Per scrivere il Secretum Petrarca si ispira ai dialoghi di Cicerone e soprattutto alle Confessioni di Sant’Agostino, un libro che aveva ricevuto in dono da Dionigi da Borgo San Sepolcro e che portava sempre con sé. Petrarca aveva una predilezione per Sant’Agostino, tanto da farne il suo interlocutore in questo intenso e appassionato dialogo.

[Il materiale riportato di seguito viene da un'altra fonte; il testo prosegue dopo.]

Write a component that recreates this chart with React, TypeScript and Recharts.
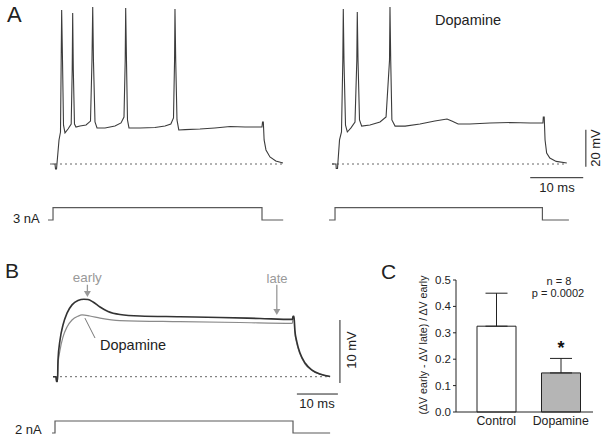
import React from 'react';
import {
  LineChart, Line, XAxis, YAxis, ReferenceLine, ReferenceDot,
  BarChart, Bar, Cell, ErrorBar, LabelList,
} from 'recharts';

// ---- Panel A: membrane potential (mV above rest) vs time (ms), 3 nA step ----
const ctrlA = [
  [0.4, 0], [0.94, 0], [1.04, -2.7], [1.23, -2.7], [1.7, 13], [1.98, 17.3],
  [2.11, 56], [2.2, 83.2], [2.36, 56], [2.55, 21], [2.83, 16.8], [3.4, 18.9], [4.0, 21.6],
  [4.19, 50.8], [4.28, 81.6], [4.4, 50.8], [4.62, 21.6], [4.9, 20], [5.66, 20.5], [6.8, 21.1], [7.64, 23.2],
  [7.92, 56], [8.06, 84.9], [8.2, 56], [8.49, 22.7], [8.87, 19.5], [10.38, 19.5], [12.26, 20.5], [13.4, 22.2], [13.96, 25.4],
  [14.19, 56], [14.28, 84.3], [14.43, 56], [14.62, 23.8], [14.9, 19.5], [17.0, 19.5], [19.8, 19.7], [21.7, 20.5], [22.8, 21.6], [23.3, 24.9],
  [23.5, 56], [23.58, 83.8], [23.72, 56], [23.96, 23.8], [24.3, 18.4], [25.5, 18.6], [28.3, 18.9], [31.1, 19.5],
  [34.0, 20.3], [36.8, 20], [39.2, 20], [40.0, 20], [40.1, 22.7], [40.25, 22.7], [40.4, 13], [40.75, 7.6],
  [41.5, 3.8], [42.6, 1.6], [43.96, 0.5],
];
const dopaA = [
  [0, 0], [0.75, 0], [0.8, -2.4], [1.04, -2.4], [1.42, 13], [1.79, 17.3],
  [2.04, 56], [2.13, 83.8], [2.26, 56], [2.55, 21], [2.89, 17.3], [3.58, 19.5], [4.34, 22.7],
  [4.68, 56], [4.77, 82.2], [4.91, 56], [5.19, 23.8], [5.6, 20.5], [7.17, 21.1], [9.06, 22.7], [10.2, 25.4],
  [10.85, 56], [10.94, 84.9], [11.08, 56], [11.3, 23.8], [11.9, 20.5], [13.8, 20.5], [16.6, 21.6], [19.4, 23.2],
  [21.7, 24.3], [22.6, 23.2], [23.8, 21.6], [26.0, 21.6], [29.8, 22.2], [33.6, 22.4], [37.4, 22.2], [39.8, 22.2],
  [39.87, 25.4], [40.04, 25.4], [40.2, 13], [40.5, 5.9], [41.1, 3.2], [42.3, 1.4], [44.3, 0.5],
];
const stepA1 = [[-0.38, 0], [0.57, 0], [0.57, 3], [40, 3], [40, 0], [44, 0]];
const stepA2 = [[-0.57, 0], [0.57, 0], [0.57, 3], [39.7, 3], [39.7, 0], [44.7, 0]];

// ---- Panel B: subthreshold response, 2 nA step ----
const ctrlB = [
  [-0.49, 0], [0.24, 0], [0.37, -0.76], [0.61, -0.76], [0.73, 2.65], [1.22, 5.8], [1.95, 8.2], [2.93, 10.1],
  [4.15, 11.4], [5.6, 12.1], [7.07, 12.3], [8.05, 12.25], [9.27, 11.86], [10.98, 11.06], [12.93, 10.35],
  [15.85, 9.87], [20.7, 9.63], [30.5, 9.52], [40.2, 9.4], [50, 9.24], [57.9, 9.1], [58.05, 9.6], [58.3, 9.6],
  [58.5, 7.4], [59, 5.5], [59.76, 3.76], [61, 2.17], [62.7, 1.06], [64.6, 0.43], [67.1, 0.03],
];
const dopaB = [
  [-0.49, 0], [0.24, 0], [0.37, -0.76], [0.61, -0.76], [0.73, 1.86], [1.22, 4.2], [1.95, 6.3], [2.93, 7.9],
  [4.15, 9.0], [5.6, 9.6], [6.6, 9.8], [8.5, 9.63], [10.98, 9.3], [15.85, 8.9], [30.5, 8.73], [45.1, 8.6],
  [57.9, 8.48], [58.05, 9.3], [58.3, 9.3], [58.5, 7.1], [59, 5.2], [59.76, 3.6], [61, 2.0], [62.7, 1.0],
  [64.6, 0.4], [67.1, 0.02],
];
const stepB = [[-0.73, 0], [0, 0], [0, 2], [58.05, 2], [58.05, 0], [67.1, 0]];
const earlyT = 7.9;
const lateT = 54.1;

// ---- Panel C: (dV early - dV late) / dV early ----
const groups = ['Control', 'Dopamine'];
const means = [0.325, 0.148];
const sems = [0.125, 0.055];
const marks = ['', '*'];
const yTicksC = [0, 0.1, 0.2, 0.3, 0.4, 0.5];

const pts = (a: number[][]) => a.map(([t, v]) => ({ t, v }));
const cData = groups.map((g, i) => ({ g, m: means[i], e: [0, sems[i]], mark: marks[i] }));
const barFills = ['#ffffff', '#b5b5b5'];

const font = '"Liberation Sans", Arial, Helvetica, sans-serif';
const ink = '#222';
const traceCol = '#3c3c3c';
const stepCol = '#5a5a5a';
const grey = '#999';

type Geo = { left: number; top: number; width: number; height: number; x0: number; y0: number; sx: number; sy: number };

// a hidden-axis LineChart whose data units land on a given pixel origin / scale
function Trace({ g, children }: { g: Geo; children: React.ReactNode }) {
  const xd = [(g.left - g.x0) / g.sx, (g.left + g.width - g.x0) / g.sx];
  const yd = [(g.y0 - g.top - g.height) / g.sy, (g.y0 - g.top) / g.sy];
  return (
    <div style={{ position: 'absolute', left: g.left, top: g.top }}>
      <LineChart width={g.width} height={g.height} margin={{ top: 0, right: 0, bottom: 0, left: 0 }}>
        <XAxis type="number" dataKey="t" domain={xd} hide allowDataOverflow />
        <YAxis type="number" dataKey="v" domain={yd} hide allowDataOverflow />
        {children}
      </LineChart>
    </div>
  );
}

function Txt({ x, y, size, children, color = ink, anchor = 'middle', rotate = false, bold = false }: any) {
  const tx = anchor === 'start' ? '0' : '-50%';
  return (
    <div style={{
      position: 'absolute', left: x, top: y, fontSize: size, color, fontFamily: font,
      lineHeight: 1, whiteSpace: 'nowrap', fontWeight: bold ? 'bold' : 'normal',
      transform: `translate(${tx}, -50%)${rotate ? ' rotate(-90deg)' : ''}`,
    }}>{children}</div>
  );
}

const dotted = { stroke: '#666', strokeDasharray: '2 3', strokeWidth: 1 };
const arrowHead = (p: any) => (
  <polygon points={`${p.cx - 3.5},${p.cy - 6} ${p.cx + 3.5},${p.cy - 6} ${p.cx},${p.cy}`} fill={grey} />
);

const A1: Geo = { left: 40, top: 0, width: 260, height: 185, x0: 50, y0: 164, sx: 5.3, sy: 1.85 };
const A2: Geo = { left: 322, top: 0, width: 280, height: 185, x0: 332, y0: 164, sx: 5.3, sy: 1.85 };
const A1i: Geo = { left: 40, top: 198, width: 260, height: 30, x0: 50, y0: 220, sx: 5.3, sy: 4.1 };
const A2i: Geo = { left: 322, top: 198, width: 260, height: 30, x0: 332, y0: 220, sx: 5.3, sy: 4.1 };
const B: Geo = { left: 45, top: 280, width: 305, height: 120, x0: 55, y0: 376.7, sx: 4.1, sy: 6.3 };
const Bi: Geo = { left: 45, top: 412, width: 300, height: 28, x0: 55, y0: 433, sx: 4.1, sy: 6 };

export default function App() {
  return (
    <div style={{ position: 'absolute', left: 0, top: 0, width: 604, height: 446, background: '#fff', overflow: 'hidden' }}>
      {/* A, control */}
      <Trace g={A1}>
        <ReferenceLine segment={[{ x: 0, y: 0 }, { x: 44, y: 0 }]} {...dotted} />
        <Line data={pts(ctrlA)} dataKey="v" type="linear" stroke={traceCol} strokeWidth={1.1} dot={false} activeDot={false} isAnimationActive={false} />
      </Trace>
      {/* A, dopamine + scale bars */}
      <Trace g={A2}>
        <ReferenceLine segment={[{ x: 0, y: 0 }, { x: 44.3, y: 0 }]} {...dotted} />
        <Line data={pts(dopaA)} dataKey="v" type="linear" stroke={traceCol} strokeWidth={1.1} dot={false} activeDot={false} isAnimationActive={false} />
        <ReferenceLine segment={[{ x: 47.9, y: -1.5 }, { x: 47.9, y: 18.5 }]} stroke={ink} strokeWidth={1} />
        <ReferenceLine segment={[{ x: 37.4, y: -7.4 }, { x: 47.4, y: -7.4 }]} stroke={ink} strokeWidth={1} />
      </Trace>
      <Trace g={A1i}>
        <Line data={pts(stepA1)} dataKey="v" type="linear" stroke={stepCol} strokeWidth={1.2} dot={false} activeDot={false} isAnimationActive={false} />
      </Trace>
      <Trace g={A2i}>
        <Line data={pts(stepA2)} dataKey="v" type="linear" stroke={stepCol} strokeWidth={1.2} dot={false} activeDot={false} isAnimationActive={false} />
      </Trace>

      {/* B */}
      <Trace g={B}>
        <ReferenceLine segment={[{ x: 0, y: 0 }, { x: 67, y: 0 }]} {...dotted} />
        <Line data={pts(dopaB)} dataKey="v" type="monotone" stroke="#8a8a8a" strokeWidth={1.2} dot={false} activeDot={false} isAnimationActive={false} />
        <Line data={pts(ctrlB)} dataKey="v" type="monotone" stroke="#333" strokeWidth={1.6} dot={false} activeDot={false} isAnimationActive={false} />
        <ReferenceLine segment={[{ x: earlyT, y: 14.6 }, { x: earlyT, y: 13.4 }]} stroke={grey} strokeWidth={1.3} />
        <ReferenceDot x={earlyT} y={12.65} shape={arrowHead} />
        <ReferenceLine segment={[{ x: lateT, y: 14.6 }, { x: lateT, y: 10.6 }]} stroke={grey} strokeWidth={1.3} />
        <ReferenceDot x={lateT} y={9.79} shape={arrowHead} />
        <ReferenceLine segment={[{ x: 7.3, y: 9.3 }, { x: 9.76, y: 6.14 }]} stroke="#777" strokeWidth={1} />
        <ReferenceLine segment={[{ x: 69.5, y: -1 }, { x: 69.5, y: 9 }]} stroke={ink} strokeWidth={1} />
        <ReferenceLine segment={[{ x: 59, y: -2.75 }, { x: 69, y: -2.75 }]} stroke={ink} strokeWidth={1} />
      </Trace>
      <Trace g={Bi}>
        <Line data={pts(stepB)} dataKey="v" type="linear" stroke={stepCol} strokeWidth={1.2} dot={false} activeDot={false} isAnimationActive={false} />
      </Trace>

      {/* C */}
      <div style={{ position: 'absolute', left: 380, top: 270 }}>
        <BarChart width={220} height={160} data={cData} margin={{ top: 10, right: 7, bottom: 0, left: 0 }}>
          <XAxis dataKey="g" interval={0} tickLine={false} tickSize={0} tickMargin={4} height={18}
            padding={{ left: 8, right: 0 }} axisLine={{ stroke: ink }}
            tick={{ fontSize: 12.3, fill: ink, fontFamily: font }} />
          <YAxis type="number" domain={[0, 0.5]} ticks={yTicksC} tickFormatter={(v: number) => v.toFixed(1)}
            width={76} tickSize={3} tickMargin={2} axisLine={{ stroke: ink }} tickLine={{ stroke: ink }}
            tick={{ fontSize: 11.5, fill: ink, fontFamily: font }} />
          <Bar dataKey="m" barSize={39} stroke={ink} strokeWidth={1} isAnimationActive={false}>
            {cData.map((d, i) => <Cell key={d.g} fill={barFills[i]} />)}
            <ErrorBar dataKey="e" width={11} stroke={ink} strokeWidth={1} direction="y" isAnimationActive={false} />
            <LabelList dataKey="mark" position="top" offset={19} fontSize={18} fontWeight="bold" fill="#111" fontFamily={font} />
          </Bar>
        </BarChart>
      </div>

      {/* text */}
      <Txt x={7} y={15} size={22} anchor="start">A</Txt>
      <Txt x={435} y={20} size={14.5} anchor="start">Dopamine</Txt>
      <Txt x={595} y={148} size={13} rotate>20 mV</Txt>
      <Txt x={557} y={187} size={13}>10 ms</Txt>
      <Txt x={13} y={218} size={13} anchor="start">3 nA</Txt>

      <Txt x={5} y={270} size={21} anchor="start">B</Txt>
      <Txt x={87.3} y={278} size={13.4} color={grey}>early</Txt>
      <Txt x={277} y={278} size={13} color={grey}>late</Txt>
      <Txt x={100} y={345} size={14.5} anchor="start">Dopamine</Txt>
      <Txt x={351} y={350} size={13} rotate>10 mV</Txt>
      <Txt x={317} y={403} size={13}>10 ms</Txt>
      <Txt x={15} y={429} size={13} anchor="start">2 nA</Txt>

      <Txt x={381} y={271} size={21} anchor="start">C</Txt>
      <Txt x={423} y={345} size={10.6} rotate>(ΔV early - ΔV late) / ΔV early</Txt>
      <Txt x={559} y={281} size={11}>n = 8</Txt>
      <Txt x={558} y={292.5} size={11}>p = 0.0002</Txt>
    </div>
  );
}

I tre libri sono preceduti da un Proemio che contiene il titolo dell’opera, mentre il sottotitolo (De secreto conflictu curarum mearum, Il segreto conflitto dei miei affanni) viene aggiunto dal poeta per spiegarne meglio il contenuto:
Tu, dunque, o mio libretto, fuggendo i ritrovi degli uomini, sarai contento di restare con me, né vorrai smentire il tuo titolo. Giacchè sei e resterai il Mio Segreto[1]
La scelta di Agostino come esaminatore è legata al fatto che nella cultura medievale il santo rappresentava la validità dell’analisi interiore e della meditazione come strumenti per elevarsi dalle miserie terrene e raggiungere la perfezione dello spirito. Ma la figura di Agostino, rappresenta anche l’alter ego di Petrarca, incarna anche un aspetto della sua anima, quello proteso verso il bene e la redenzione.
[1] L’edizione di riferimento, anche per la traduzione in italiano è: Francesco Petrarca, De secreto conflictu curarum mearum, in Prose, a cura di G. Martellotti e P. G. Ricci, E. Carrara, P. G. Ricci, Riccardo Ricciardi editore, Milano-Napoli, 1955.